You can get into an infinite regress here, but practically (if any of this is really necessary enough to deserve using that word to begin with!) I suspect you can do pretty well with just the one pickoff/drive method.

You can also design the given stage to have high PSRR to begin with, and there have been some threads mentioning this I recall. The bottleheads seem to be more interested in it than the sandstates.
 
It's an interesting thread for sure but it still brings up the question, when do we *really* need to apply an advanced technique for regulation, and it is really regulation or is it noise/harmonic suppression?

A Vreg usually does an admirable job of voltage regulation but it does very little in the way of suppressing noise on the rails because it tracks so very slowly among other things, thus the reasoning for using caps, inductors and resistors to filter heavily before and after the regulator.

We have discussed various regulation methods but maybe we should be discussing how to make the average Vreg work better?

And yet again the question comes up, when is good enough actually enough?
 
Something I read years ago kind of off and on topic.

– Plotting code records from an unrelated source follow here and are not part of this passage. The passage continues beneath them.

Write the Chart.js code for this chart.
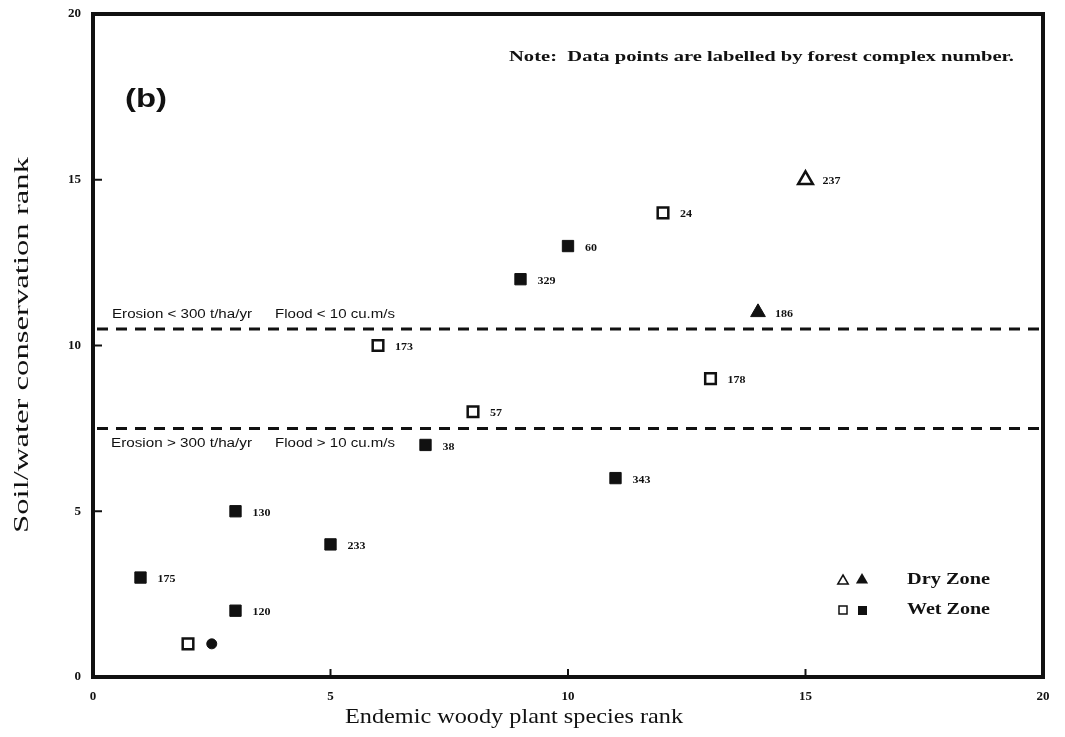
<!DOCTYPE html>
<html>
<head>
<meta charset="utf-8">
<script src="https://cdn.jsdelivr.net/npm/chart.js@4/dist/chart.umd.min.js"></script>
<style>
  html, body { margin: 0; padding: 0; background: #fff; }
  #wrap { width: 1065px; height: 737px; }
</style>
</head>
<body>
<div id="wrap"><canvas id="rankChart" width="1065" height="737"></canvas></div>
<script>
// Forest complexes: x = endemic woody plant species rank, y = soil/water conservation rank
const wetSolidX = [1, 3, 3, 5, 7, 9, 10, 11];
const wetSolidY = [3, 2, 5, 4, 7, 12, 13, 6];
const wetSolidLabels = ['175', '120', '130', '233', '38', '329', '60', '343'];

const wetOpenX = [2, 6, 8, 12, 13];
const wetOpenY = [1, 10, 8, 14, 9];
const wetOpenLabels = ['', '173', '57', '24', '178'];

const drySolidX = [14];
const drySolidY = [11];
const drySolidLabels = ['186'];

const dryOpenX = [15];
const dryOpenY = [15];
const dryOpenLabels = ['237'];

// unlabelled dark blob next to the open square at rank 1
const blobX = [2.5];
const blobY = [1];

const axisTicks = [0, 5, 10, 15, 20];
const upperThreshold = 10.5;
const lowerThreshold = 7.5;

const INK = '#111';
const SERIF = '"Liberation Serif", "DejaVu Serif", serif';
const SANS = '"Liberation Sans", Arial, sans-serif';

const toPoints = (xs, ys) => xs.map((x, i) => ({ x: x, y: ys[i] }));

/**
 * Draw text stretched horizontally so it covers a given width
 * (the scanned original uses a wide face)
 */
const fitText = (ctx, text, x, y, width, align = 'left') => {
  const w = ctx.measureText(text).width;
  ctx.save();
  ctx.translate(x, y);
  ctx.scale(width / w, 1);
  ctx.textAlign = align;
  ctx.fillText(text, 0, 0);
  ctx.restore();
};

/**
 * Frame, inward ticks, threshold lines and all the loose text
 */
const decorations = {
  id: 'decorations',
  afterDraw(chart) {
    const { ctx, chartArea: area, scales } = chart;
    const xs = scales.x;
    const ys = scales.y;
    ctx.save();

    // thick frame
    ctx.strokeStyle = INK;
    ctx.lineWidth = 4;
    ctx.strokeRect(area.left, area.top, area.right - area.left, area.bottom - area.top);

    // small inward tick marks
    ctx.lineWidth = 2;
    [5, 10, 15].forEach(v => {
      const px = xs.getPixelForValue(v);
      ctx.beginPath();
      ctx.moveTo(px, area.bottom);
      ctx.lineTo(px, area.bottom - 8);
      ctx.stroke();
      const py = ys.getPixelForValue(v);
      ctx.beginPath();
      ctx.moveTo(area.left, py);
      ctx.lineTo(area.left + 9, py);
      ctx.stroke();
    });

    // dashed threshold lines
    ctx.lineWidth = 3;
    ctx.setLineDash([11, 8]);
    [upperThreshold, lowerThreshold].forEach(v => {
      const py = ys.getPixelForValue(v);
      ctx.beginPath();
      ctx.moveTo(area.left + 4, py);
      ctx.lineTo(area.right, py);
      ctx.stroke();
    });
    ctx.setLineDash([]);

    // threshold captions
    ctx.fillStyle = INK;
    ctx.textBaseline = 'middle';
    ctx.textAlign = 'left';
    ctx.font = '12px ' + SANS;
    const upY = ys.getPixelForValue(upperThreshold) - 14;
    const loY = ys.getPixelForValue(lowerThreshold) + 15;
    fitText(ctx, 'Erosion < 300 t/ha/yr', 112, upY, 140);
    fitText(ctx, 'Flood < 10 cu.m/s', 275, upY, 120);
    fitText(ctx, 'Erosion > 300 t/ha/yr', 111, loY, 141);
    fitText(ctx, 'Flood > 10 cu.m/s', 275, loY, 120);

    // point labels
    ctx.font = 'bold 10px ' + SERIF;
    const labelSets = [[0, wetSolidLabels], [1, wetOpenLabels], [2, drySolidLabels], [3, dryOpenLabels]];
    labelSets.forEach(([idx, labels]) => {
      chart.getDatasetMeta(idx).data.forEach((pt, i) => {
        if (labels[i]) fitText(ctx, labels[i], pt.x + 17, pt.y + 2, labels[i].length * 6);
      });
    });

    // panel letter and note
    ctx.font = 'bold 25px ' + SANS;
    fitText(ctx, '(b)', 125, 100, 42);
    ctx.font = 'bold 15px ' + SERIF;
    fitText(ctx, 'Note:  Data points are labelled by forest complex number.', 509, 57, 505);

    // legend
    const drawTri = (x, y, r, filled) => {
      ctx.beginPath();
      ctx.moveTo(x, y - r);
      ctx.lineTo(x + r * 0.87, y + r * 0.5);
      ctx.lineTo(x - r * 0.87, y + r * 0.5);
      ctx.closePath();
      if (filled) ctx.fill(); else ctx.stroke();
    };
    ctx.lineWidth = 1.5;
    drawTri(843, 581, 6, false);
    drawTri(862, 580, 7, true);
    ctx.strokeRect(839, 606, 8, 8);
    ctx.fillRect(858, 606, 9, 9);
    ctx.font = 'bold 16px ' + SERIF;
    fitText(ctx, 'Dry Zone', 907, 580, 83);
    fitText(ctx, 'Wet Zone', 907, 610, 83);

    // axis titles, x one set a bit left of centre like the original
    ctx.font = '21px ' + SERIF;
    fitText(ctx, 'Endemic woody plant species rank', 514, 717, 338, 'center');
    ctx.save();
    ctx.translate(22, 345);
    ctx.rotate(-Math.PI / 2);
    fitText(ctx, 'Soil/water conservation rank', 0, 0, 376, 'center');
    ctx.restore();

    ctx.restore();
  }
};

const tickFont = { family: SERIF, size: 13, weight: 'bold' };

const rankChart = new Chart(document.getElementById('rankChart').getContext('2d'), {
  type: 'scatter',
  data: {
    datasets: [
      {
        label: 'Wet Zone (solid)',
        data: toPoints(wetSolidX, wetSolidY),
        pointStyle: 'rect',
        pointRadius: 8,
        backgroundColor: INK,
        borderColor: INK,
        borderWidth: 1
      },
      {
        label: 'Wet Zone (open)',
        data: toPoints(wetOpenX, wetOpenY),
        pointStyle: 'rect',
        pointRadius: 7.5,
        backgroundColor: '#fff',
        borderColor: INK,
        borderWidth: 2.5
      },
      {
        label: 'Dry Zone (solid)',
        data: toPoints(drySolidX, drySolidY),
        pointStyle: 'triangle',
        pointRadius: 8.5,
        backgroundColor: INK,
        borderColor: INK,
        borderWidth: 1
      },
      {
        label: 'Dry Zone (open)',
        data: toPoints(dryOpenX, dryOpenY),
        pointStyle: 'triangle',
        pointRadius: 8.5,
        backgroundColor: '#fff',
        borderColor: INK,
        borderWidth: 2.5
      },
      {
        label: 'blob',
        data: toPoints(blobX, blobY),
        pointStyle: 'circle',
        pointRadius: 5,
        backgroundColor: INK,
        borderColor: INK,
        borderWidth: 1
      }
    ]
  },
  options: {
    responsive: false,
    animation: false,
    devicePixelRatio: 1,
    layout: { padding: { top: 14, right: 22, left: 0, bottom: 0 } },
    plugins: {
      legend: { display: false },
      tooltip: { enabled: false }
    },
    scales: {
      x: {
        type: 'linear',
        min: 0,
        max: 20,
        grid: { display: false },
        border: { display: false },
        afterBuildTicks: s => { s.ticks = axisTicks.map(v => ({ value: v })); },
        afterFit: s => { s.height = 60; },
        ticks: { font: tickFont, color: INK, padding: 4, maxRotation: 0 }
      },
      y: {
        type: 'linear',
        min: 0,
        max: 20,
        grid: { display: false },
        border: { display: false },
        afterBuildTicks: s => { s.ticks = axisTicks.map(v => ({ value: v })); },
        afterFit: s => { s.width = 93; },
        ticks: { font: tickFont, color: INK, padding: 4 }
      }
    }
  },
  plugins: [decorations]
});
</script>
</body>
</html>
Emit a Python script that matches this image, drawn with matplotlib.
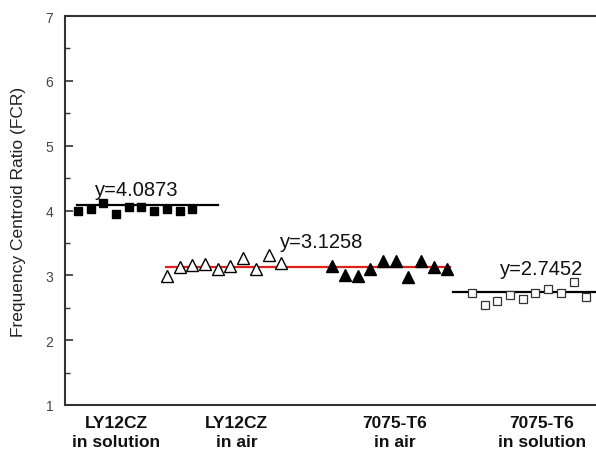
import matplotlib
matplotlib.use("Agg")
import matplotlib.pyplot as plt
from matplotlib.ticker import MultipleLocator

plt.rcParams["font.family"] = ["Liberation Sans", "DejaVu Sans"]

# measured FCR values, 10 specimens per condition
ly_sol_x = list(range(1, 11))
ly_sol_y = [3.99, 4.03, 4.11, 3.94, 4.06, 4.06, 3.99, 4.03, 3.99, 4.03]

ly_air_x = list(range(8, 18))
ly_air_y = [2.99, 3.13, 3.16, 3.18, 3.09, 3.14, 3.26, 3.10, 3.31, 3.19]

t6_air_x = list(range(21, 31))
t6_air_y = [3.15, 3.01, 2.99, 3.10, 3.22, 3.22, 2.97, 3.22, 3.13, 3.10]

t6_sol_x = list(range(32, 42))
t6_sol_y = [2.73, 2.54, 2.61, 2.70, 2.64, 2.72, 2.79, 2.73, 2.90, 2.66]

# mean lines: x span and value
fit_ly_sol_x = [0.9, 12.0]
fit_ly_sol = 4.0873
fit_air_x = [7.9, 30.3]
fit_air = 3.1258
fit_t6_sol_x = [30.5, 42.5]
fit_t6_sol = 2.7452

cat_labels = ["LY12CZ\nin solution", "LY12CZ\nin air", "7075-T6\nin air", "7075-T6\nin solution"]
cat_pos = [4.0, 13.5, 25.9, 37.5]

fig = plt.figure(figsize=(5.96, 4.52), dpi=100)
ax = fig.add_axes([64.5 / 596, 1 - 406 / 452, 1 - 64.5 / 596, 389 / 452])

ax.plot(fit_ly_sol_x, [fit_ly_sol] * 2, color="black", lw=1.6, zorder=2)
ax.plot(fit_air_x, [fit_air] * 2, color="#e0201b", lw=1.6, zorder=2)
ax.plot(fit_t6_sol_x, [fit_t6_sol] * 2, color="black", lw=1.6, zorder=2)

ax.plot(ly_sol_x, ly_sol_y, "s", ms=6.3, color="black", ls="none", zorder=3)
ax.plot(ly_air_x, ly_air_y, "^", ms=8.5, mfc="white", mec="black", mew=1.0, ls="none", zorder=3)
ax.plot(t6_air_x, t6_air_y, "^", ms=9, color="black", ls="none", zorder=3)
ax.plot(t6_sol_x, t6_sol_y, "s", ms=6, mfc="white", mec="#333333", mew=0.9, ls="none", zorder=3)

ax.text(5.6, 4.233, f"y={fit_ly_sol:.4f}", ha="center", va="baseline", fontsize=14.5, color="#111111")
ax.text(20.2, 3.441, f"y={fit_air:.4f}", ha="center", va="baseline", fontsize=14.5, color="#111111")
ax.text(37.5, 3.022, f"y={fit_t6_sol:.4f}", ha="center", va="baseline", fontsize=14.5, color="#111111")

ax.set_xlim(-0.05, 41.76)
ax.set_ylim(1, 7)
ax.yaxis.set_major_locator(MultipleLocator(1))
ax.yaxis.set_minor_locator(MultipleLocator(0.5))
ax.tick_params(axis="y", which="major", direction="in", length=6, width=1.2,
               pad=8, labelsize=10, labelcolor="#444444", color="#333333")
ax.tick_params(axis="y", which="minor", direction="in", length=3.5, width=1.0, color="#333333")
ax.set_xticks([])
for side in ["left", "top", "bottom"]:
    ax.spines[side].set_linewidth(1.5)
    ax.spines[side].set_color("#333333")
ax.spines["right"].set_visible(False)

ax.set_ylabel("Frequency Centroid Ratio (FCR)", fontsize=12.5, color="#222222")
ax.yaxis.set_label_coords(-0.073, 0.5)

for lab, xp in zip(cat_labels, cat_pos):
    ax.text(xp, -0.025, lab, transform=ax.get_xaxis_transform(), ha="center", va="top",
            fontsize=12.5, fontweight="bold", color="#111111", linespacing=1.35)

fig.savefig("out.png", dpi=100)
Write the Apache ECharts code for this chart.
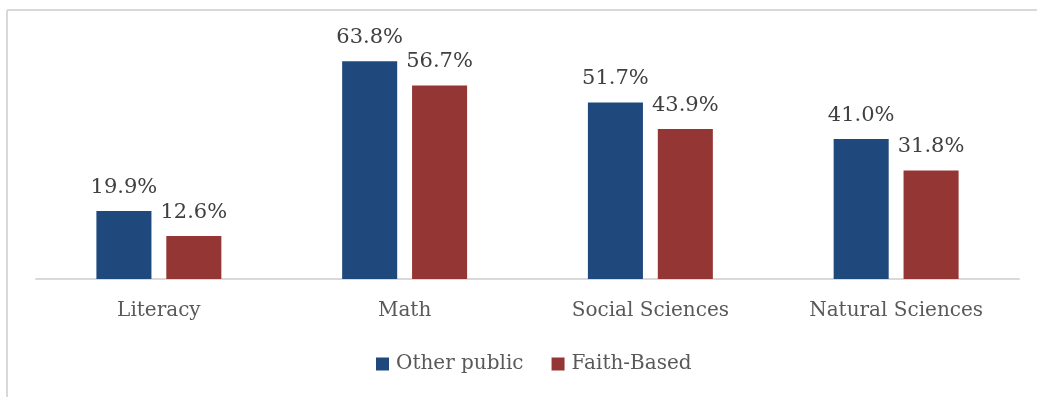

1977? audio critic had a writeup with a Mitch Cotter amp. One of the cool things noted was the inverting of the signal on one side of the amp and reversing the speaker wires on that side. This was so there would be more equal loading of the + and - sides of the power supply.

I believe the Dyna 70 was designed to have a more controlled loading of the power supply from what I have read.

I think the current waveform is sometimes overlooked by people.

In the digital world TTL ECL etc day much work was done to min any switching current spikes caused by enabling a bunch of gates to a buss at once ........

I try to balence stuff when I can when one device is sourcing current I try to have one sinking current on the same supply.

So this is nothing new. I have not been able to find a cool article that Intel had on current flow in digital circuits. I think it was from the late 70's or early 80's. Good article anyone know of this?